Wherein yeah, Los Angeles is a tiny bit creepy.
There is a sheen to some of these people.
It's not immediately visible. Everyone here carries oil-removing wipes in their purses to prevent any unwanted glimmers. But it is there in the eyes. You can see it when they run to catch up in heels and squash torsos together and yip, high-pitched. You can see it in heads bend over iPhones, thumbs tapping furiously as they wander down the halls.
Talk bounces off them, but they never stop making sounds at each other. Every time a door opens here, I jump. My mouth curves up.
Today I feel myself reflected in flat white teeth.
Notes from the last week.
This is all minor nervousness, the kind of thing that usually gets written down on the backs of napkins and then tossed in the trash. The people here are really nice to me, actually, and I am sure this is all in my head. I probably just act weird. Actually, I know I act weird.
Cheers
Julia
Tuesday, August 7, 2012
Wednesday, August 1, 2012
Travel: Sense and Sensibilities [Day XLIX]
Wherein I give network TV a fighting chance.
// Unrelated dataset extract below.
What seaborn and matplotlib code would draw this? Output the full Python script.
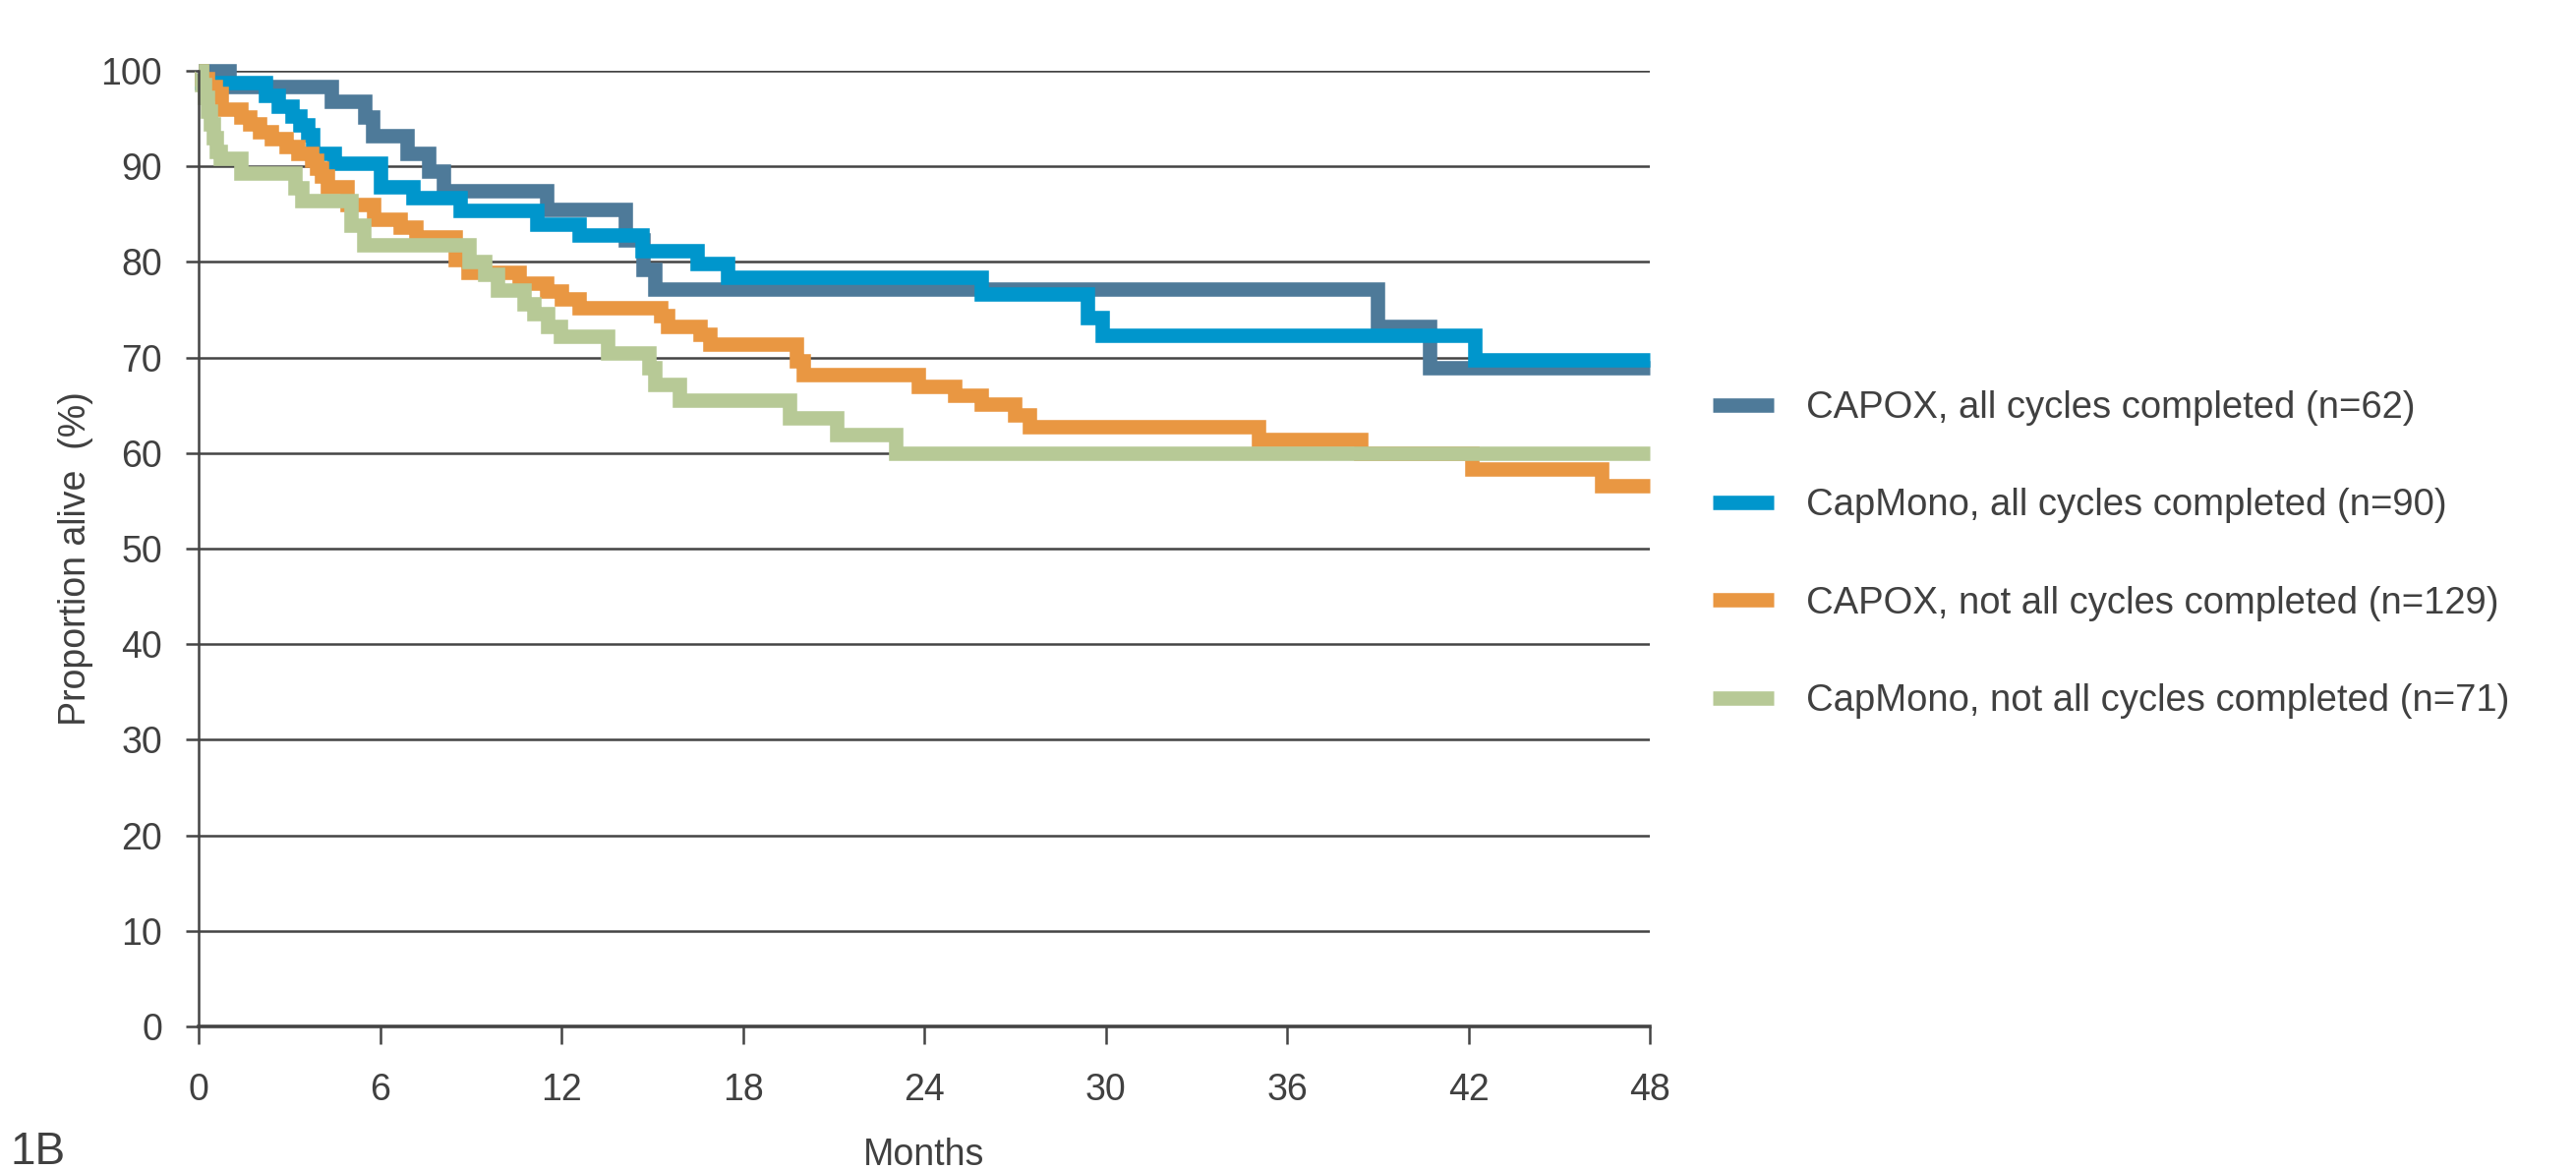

My sister Miriam is a huge Friends fan.
She has all the box DVDs and can faithfully quote Phoebe and Chandler's most rambling monologues. Watching the show can pull her out of a slump - if I come downstairs and hear Jennifer Aniston's voice and a laugh track coming from the basement I know she needs to be on her own for a bit. She knows the characters and how they'll behave in a given situation; I think she sees the Friends as, well, friends. Recently, she's shifted from a coffee shop to a neighbourhood bar, following another group of thirty-somethings in How I Met Your Mother, still running in its eighth season.
Conversely, I never really 'got' most scripted sitcoms. I love TV, love the medium and what it offers in terms of character opportunities and chances for prolonged serial plotting, but the 'group of adult friends hang out wacky-style for twenty-two minutes' never really appealed. Even Frasier, which does make me laugh when I've seen it in hotel rooms and airports, never caught on for me beyond the occasional rerun. The shows I love try to build epic worlds only to die a painful, limping Death of a Thousand Nielsen boxes in their first couple seasons. A few times, Miri has watched one of 'my shows' with me - she found the characters I adored unlikeable or unrealistic and the premises far-fetched. Right or wrong, she's my barometer for public taste in television.
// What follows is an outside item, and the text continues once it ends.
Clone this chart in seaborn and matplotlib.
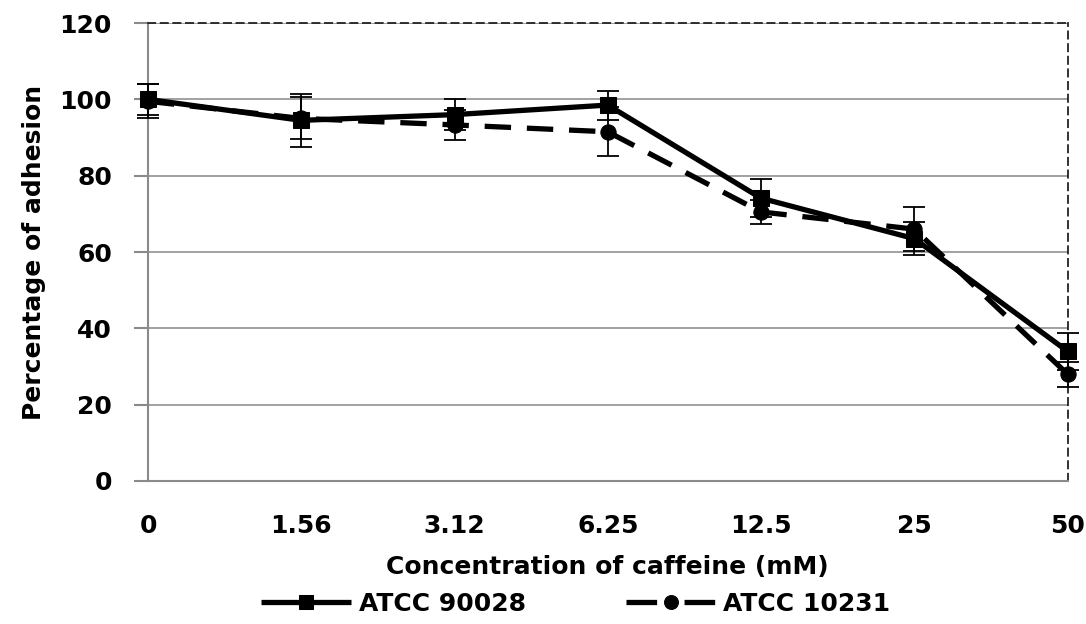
import numpy as np
import pandas as pd
import matplotlib
matplotlib.use("Agg")
import matplotlib.pyplot as plt
import seaborn as sns

concentrations = ["0", "1.56", "3.12", "6.25", "12.5", "25", "50"]
atcc_90028 = [100.0, 94.5, 96.0, 98.5, 74.1, 63.5, 34.0]
atcc_90028_err = [4.0, 7.0, 4.0, 3.8, 5.0, 4.3, 4.8]
atcc_10231 = [99.5, 95.0, 93.3, 91.5, 70.5, 66.0, 28.0]
atcc_10231_err = [4.5, 5.5, 4.0, 6.4, 3.2, 5.7, 3.3]
series_names = ["ATCC 90028", "ATCC 10231"]

sns.set_style("white")
plt.rcParams["font.family"] = ["DejaVu Sans"]
plt.rcParams["font.weight"] = "bold"
plt.rcParams["font.size"] = 18
plt.rcParams["text.color"] = "black"
plt.rcParams["axes.labelcolor"] = "black"
plt.rcParams["xtick.color"] = "black"
plt.rcParams["ytick.color"] = "black"

pos = np.arange(len(concentrations))
df = pd.DataFrame({
    "pos": np.concatenate([pos, pos]),
    "value": atcc_90028 + atcc_10231,
    "strain": [series_names[0]] * len(pos) + [series_names[1]] * len(pos),
})

fig = plt.figure(figsize=(10.86, 6.24), dpi=100)
ax = fig.add_axes([0.1363, 0.2292, 0.8467, 0.7339])

sns.lineplot(data=df, x="pos", y="value", hue="strain", style="strain",
             palette=["black", "black"], markers=["s", "o"],
             dashes=[(1, 0), (5.0, 3.0)], markersize=11, linewidth=3.8,
             markeredgecolor="black", ax=ax, legend=True, zorder=3,
             clip_on=False)

for vals, errs in [(atcc_90028, atcc_90028_err), (atcc_10231, atcc_10231_err)]:
    eb = ax.errorbar(pos, vals, yerr=errs, fmt="none", ecolor="black",
                     elinewidth=1.3, capsize=8, capthick=1.3, zorder=4)
    for art in eb.lines[1] + eb.lines[2]:
        art.set_clip_on(False)

ax.set_xlim(0, len(concentrations) - 1)
ax.set_ylim(0, 120)
ax.set_yticks(np.arange(0, 121, 20))
ax.set_xticks(pos)
ax.set_xticklabels(concentrations)
ax.yaxis.grid(True, color="#9a9a9a", linewidth=1.3)
ax.xaxis.grid(False)
ax.set_axisbelow(True)

for side in ["left", "bottom"]:
    ax.spines[side].set_color("#8a8a8a")
    ax.spines[side].set_linewidth(1.5)
for side in ["top", "right"]:
    ax.spines[side].set_color("#222222")
    ax.spines[side].set_linewidth(1.3)
    ax.spines[side].set_linestyle((0, (4, 3)))

ax.tick_params(axis="y", direction="out", length=10, width=1.5, color="#8a8a8a",
               labelcolor="black", pad=16, left=True)
ax.tick_params(axis="x", length=0, pad=24, labelcolor="black")
ax.set_ylabel("Percentage of adhesion", fontweight="bold", labelpad=10)
ax.set_xlabel("Concentration of caffeine (mM)", fontweight="bold", labelpad=12)

handles, labels = ax.get_legend_handles_labels()
for h in handles:
    h.set_markersize(10)
handles[1].set_linestyle((0, (5.8, 5.2)))
ax.legend_.remove()
fig.legend(handles, labels, loc="center", bbox_to_anchor=(0.53, 0.032),
           ncol=2, frameon=False, handlelength=3.6,
           columnspacing=4.0, handletextpad=0.3)

fig.savefig("out.png", dpi=100)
I think she will really enjoy Ben & Kate.
And that's not a slur on Miri, and it's not a slur on the show.
I haven't talked much about the show itself in these entries because it seemed largely irrelevant, but today we had a table read* and the actors came in. Hearing them bring so much energy to the lines, seeing the excitement on Dana and the other writers' faces as their show coalesced... I really felt a collection of people imagining something special together.
And it is hard for me to be objective now, even on the fringes of production, but the scripts make me laugh. The actors - particularly Nat Faxon, whose last gig was as a screenwriter for the Descendants (he and his cowriters won the Oscar for it) - make me laugh. The jokes make me laugh. There's no question that Ben & Kate is situational comedy. In some ways it's safe as houses.
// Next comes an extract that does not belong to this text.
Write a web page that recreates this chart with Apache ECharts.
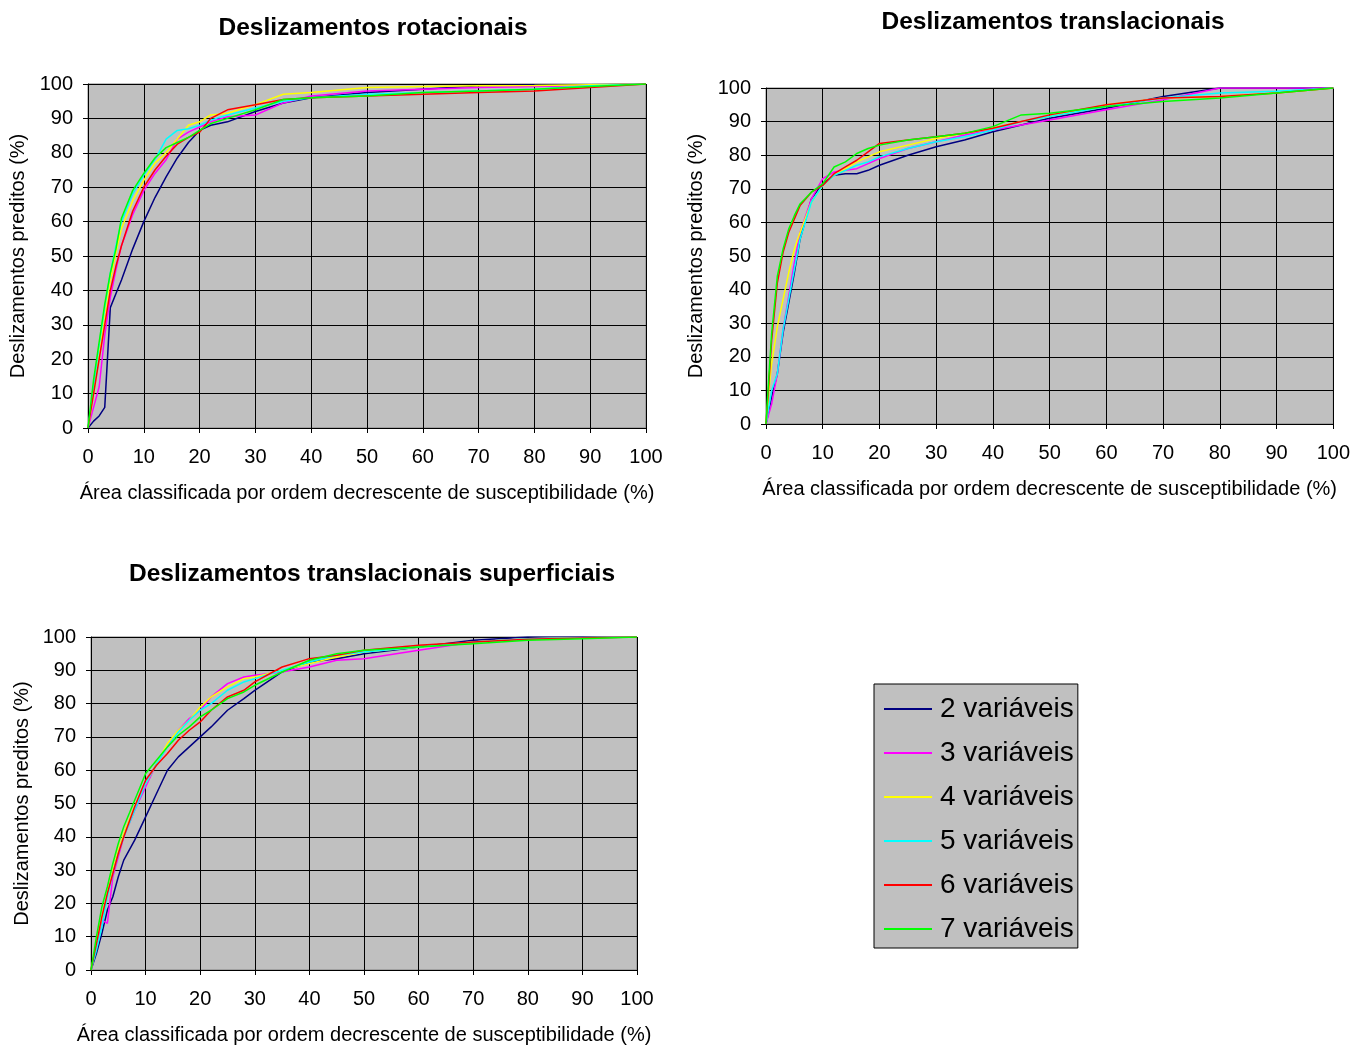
<!DOCTYPE html>
<html>
<head>
<meta charset="utf-8">
<script src="https://cdn.jsdelivr.net/npm/echarts@6/dist/echarts.min.js"></script>
<style>
  html, body { margin: 0; padding: 0; background: #fff; }
  #chart { width: 1353px; height: 1046px; }
</style>
</head>
<body>
<div id="chart"></div>
<script>
// series names and colours
var seriesNames = ['2 variáveis', '3 variáveis', '4 variáveis', '5 variáveis', '6 variáveis', '7 variáveis'];
var seriesColors = ['#000080', '#ff00ff', '#ffff00', '#00ffff', '#ff0000', '#00ff00'];

// Deslizamentos rotacionais
var xsRot = [0, 1, 2, 3, 4, 5, 6, 8, 10, 12, 14, 16, 18, 20, 22, 25, 30, 35, 40, 50, 60, 70, 80, 90, 100];
var rot2 = [0, 2, 3.5, 6, 35, 39, 43, 52, 60, 67, 73, 78.5, 83, 86.5, 88, 89, 92, 94.5, 96, 97.5, 98.5, 99.5, 99.7, 99.8, 100];
var rot3 = [0, 6, 12, 27, 38, 46, 53, 62, 69, 74, 78, 84, 86, 87.5, 89, 90.5, 91, 94.5, 96.5, 98, 98.5, 99, 99.3, 99.6, 100];
var rot4 = [0, 10, 22, 33, 43, 51, 58, 66, 72, 77, 80, 84, 88, 89, 91, 91.5, 94, 97, 97.5, 99, 99.3, 99.5, 99.6, 99.8, 100];
var rot5 = [0, 12, 24, 35, 45, 53, 60, 68, 73.5, 78, 84, 86.5, 87, 88, 89.5, 91, 93, 95, 96, 97, 97.5, 98, 98.5, 99.5, 100];
var rot6 = [0, 10, 20, 30, 40, 47, 53, 63, 70, 75, 79, 82.5, 84.5, 86, 90, 92.5, 94, 95.5, 96, 96.5, 97, 97.5, 98, 99, 100];
var rot7 = [0, 14, 25, 36, 45, 52, 61, 69, 74, 78.5, 81.5, 83, 84.5, 86.5, 88.5, 90, 92.5, 95.5, 96, 96.5, 97.5, 98, 98.5, 99.3, 100];

// Deslizamentos translacionais
var xsTra = [0, 0.5, 1, 2, 3, 4, 5, 6, 8, 10, 12, 14, 16, 18, 20, 25, 30, 35, 40, 45, 50, 60, 70, 80, 90, 100];
var tra2 = [0, 4, 8, 15, 27, 36, 45, 55, 67, 71.5, 74, 74.5, 74.5, 75.5, 77, 80, 82.5, 84.5, 87, 89, 91, 94, 97.5, 100, 100, 100];
var tra3 = [0, 3, 6, 15, 28, 38, 48, 57, 67, 73, 75, 75.5, 76, 77.5, 79, 82, 84, 86, 87.5, 89, 90.5, 93.5, 96.5, 100, 100, 100];
var tra4 = [0, 10, 18, 29, 37, 45, 52, 57, 66, 71, 74, 76, 78, 79.5, 81, 83, 85, 86.5, 88, 90, 91.5, 95, 97, 97.5, 98.5, 100];
var tra5 = [0, 5, 10, 15, 28, 37, 46, 55, 66, 71, 74, 75.5, 77, 78, 79.5, 82, 84, 85.5, 87.5, 90, 91.5, 94.5, 97, 98.5, 99, 100];
var tra6 = [0, 12, 25, 42, 51, 57, 61, 65, 69, 71, 74.5, 76.5, 78.5, 81, 83.5, 84.5, 85.5, 86.5, 88, 90, 92, 95, 97, 97.5, 98.5, 100];
var tra7 = [0, 14, 27, 44, 52, 58, 62, 65.5, 69, 71.5, 76.5, 78, 80.5, 82, 83, 84.5, 85.5, 86.5, 88.5, 92, 92.5, 94.5, 96, 97, 98.5, 100];

// Deslizamentos translacionais superficiais
var xsSup = [0, 1, 2, 3, 4, 5, 6, 8, 10, 12, 14, 16, 18, 20, 22, 25, 28, 30, 35, 40, 45, 50, 60, 70, 80, 90, 100];
var sup2 = [0, 5, 11, 18, 22, 28, 33, 39, 46, 53, 60, 64, 67, 70, 73, 78, 81.5, 84, 89.5, 92.5, 93.5, 95, 97, 99, 100, 100, 100];
var sup3 = [0, 7, 15, 14, 28, 34, 40, 48, 55, 62, 67, 72, 75.5, 78, 82, 86, 88, 88.5, 89.5, 91, 93, 93.5, 96, 98.5, 99.5, 99.8, 100];
var sup4 = [0, 8, 16, 23, 30, 36, 41, 49, 56, 62, 68, 72, 75, 79, 82, 85, 87.5, 88, 90, 92, 94, 95.5, 97, 98.5, 99.5, 99.8, 100];
var sup5 = [0, 6, 13, 22, 29, 35, 40, 48, 56, 62, 67, 71.5, 75, 78, 80, 84, 86.5, 87.5, 90, 92.5, 94.5, 95.5, 97, 98.5, 99.5, 99.8, 100];
var sup6 = [0, 8, 16, 23, 29, 35, 40, 49, 57, 61.5, 65, 69, 72, 74.5, 78, 82, 84, 86.5, 91, 93.5, 94.5, 96, 97.5, 98.5, 99.3, 99.7, 100];
var sup7 = [0, 10, 19, 25, 32, 38, 43, 51, 59, 63, 67, 70.5, 73, 76, 78, 81.5, 83.5, 85.5, 89.5, 93, 95, 96, 97, 98, 99, 99.5, 100];

var ticks = [0, 10, 20, 30, 40, 50, 60, 70, 80, 90, 100];

var fontFamily = '"Liberation Sans", Arial, sans-serif';
var xName = 'Área classificada por ordem decrescente de susceptibilidade (%)';
var yName = 'Deslizamentos preditos (%)';

var panels = [
  {title: 'Deslizamentos rotacionais', titleX: 368, titleY: 11,
   grid: {left: 88, top: 84, width: 558, height: 344}, yNameGap: 60,
   xs: xsRot, ys: [rot2, rot3, rot4, rot5, rot6, rot7]},
  {title: 'Deslizamentos translacionais', titleX: 1048, titleY: 5,
   grid: {left: 766, top: 88, width: 569, height: 336}, yNameGap: 60,
   xs: xsTra, ys: [tra2, tra3, tra4, tra5, tra6, tra7]},
  {title: 'Deslizamentos translacionais superficiais', titleX: 367, titleY: 557,
   grid: {left: 91, top: 637, width: 546, height: 334}, yNameGap: 59,
   xs: xsSup, ys: [sup2, sup3, sup4, sup5, sup6, sup7]}
];

function makePairs(xs, ys) {
  var data = [];
  for (var i = 0; i < xs.length; ++i) {
    data.push([xs[i], ys[i]]);
  }
  return data;
}

function axisBase() {
  return {
    type: 'value',
    min: ticks[0],
    max: ticks[ticks.length - 1],
    interval: 10,
    axisLine: {show: true, onZero: false, lineStyle: {color: '#000', width: 1}},
    axisTick: {show: true, length: 5, lineStyle: {color: '#000'}},
    axisLabel: {color: '#000', fontSize: 20, fontFamily: fontFamily},
    splitLine: {show: true, lineStyle: {color: '#000', width: 1}},
    nameLocation: 'middle',
    nameTextStyle: {color: '#000', fontSize: 20, fontFamily: fontFamily}
  };
}

var titles = [], grids = [], xAxes = [], yAxes = [], series = [];
for (var p = 0; p < panels.length; ++p) {
  var panel = panels[p];
  titles.push({
    text: panel.title,
    left: panel.titleX,
    top: panel.titleY,
    textAlign: 'center',
    textStyle: {color: '#000', fontSize: 24.5, fontWeight: 'bold', fontFamily: fontFamily}
  });
  grids.push({
    left: panel.grid.left,
    top: panel.grid.top,
    width: panel.grid.width,
    height: panel.grid.height,
    show: true,
    backgroundColor: '#c0c0c0',
    borderColor: '#808080',
    borderWidth: 1
  });
  var xa = axisBase();
  xa.gridIndex = p;
  xa.name = xName;
  xa.nameGap = 55;
  xa.axisLabel.margin = 19;
  xAxes.push(xa);
  var ya = axisBase();
  ya.gridIndex = p;
  ya.name = yName;
  ya.nameGap = panel.yNameGap;
  ya.axisLabel.margin = 15;
  yAxes.push(ya);
  for (var s = 0; s < seriesNames.length; ++s) {
    series.push({
      type: 'line',
      name: seriesNames[s],
      xAxisIndex: p,
      yAxisIndex: p,
      data: makePairs(panel.xs, panel.ys[s]),
      symbol: 'none',
      smooth: false,
      lineStyle: {color: seriesColors[s], width: 1.5},
      itemStyle: {color: seriesColors[s]}
    });
  }
}

var chart = echarts.init(document.getElementById('chart'));
chart.setOption({
  animation: false,
  backgroundColor: '#fff',
  title: titles,
  grid: grids,
  xAxis: xAxes,
  yAxis: yAxes,
  legend: {
    data: seriesNames,
    orient: 'vertical',
    left: 874,
    top: 684,
    backgroundColor: '#c0c0c0',
    borderColor: '#000',
    borderWidth: 1,
    padding: [10, 4, 4, 10],
    itemWidth: 48,
    itemHeight: 14,
    itemGap: 14,
    icon: 'path://M0,6 L48,6 L48,8 L0,8 Z',
    textStyle: {color: '#000', fontSize: 28, fontFamily: fontFamily, lineHeight: 30, padding: [0, 0, 0, 3]}
  },
  series: series
});
</script>
</body>
</html>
But I'm going to watch it when I get home in the fall, even if I don't have a Nielsen box.
Notes from the 14 bus.
Wonderful Los Angeles. A teenage boy got on the bus today with skate sneakers, low-riding baggy jeans, an unzipped hoodie that said Thug Lyfe on the back... and a pair of tzizit sticking out from under his t-shirt.
Cheers
Julia
* It's a meeting where the writers, producers and the main actors all get scripts and the producer reads through the entire script, with the actors running their dialogue while seated. A regular table read of a half-hour show takes about fifteen minutes.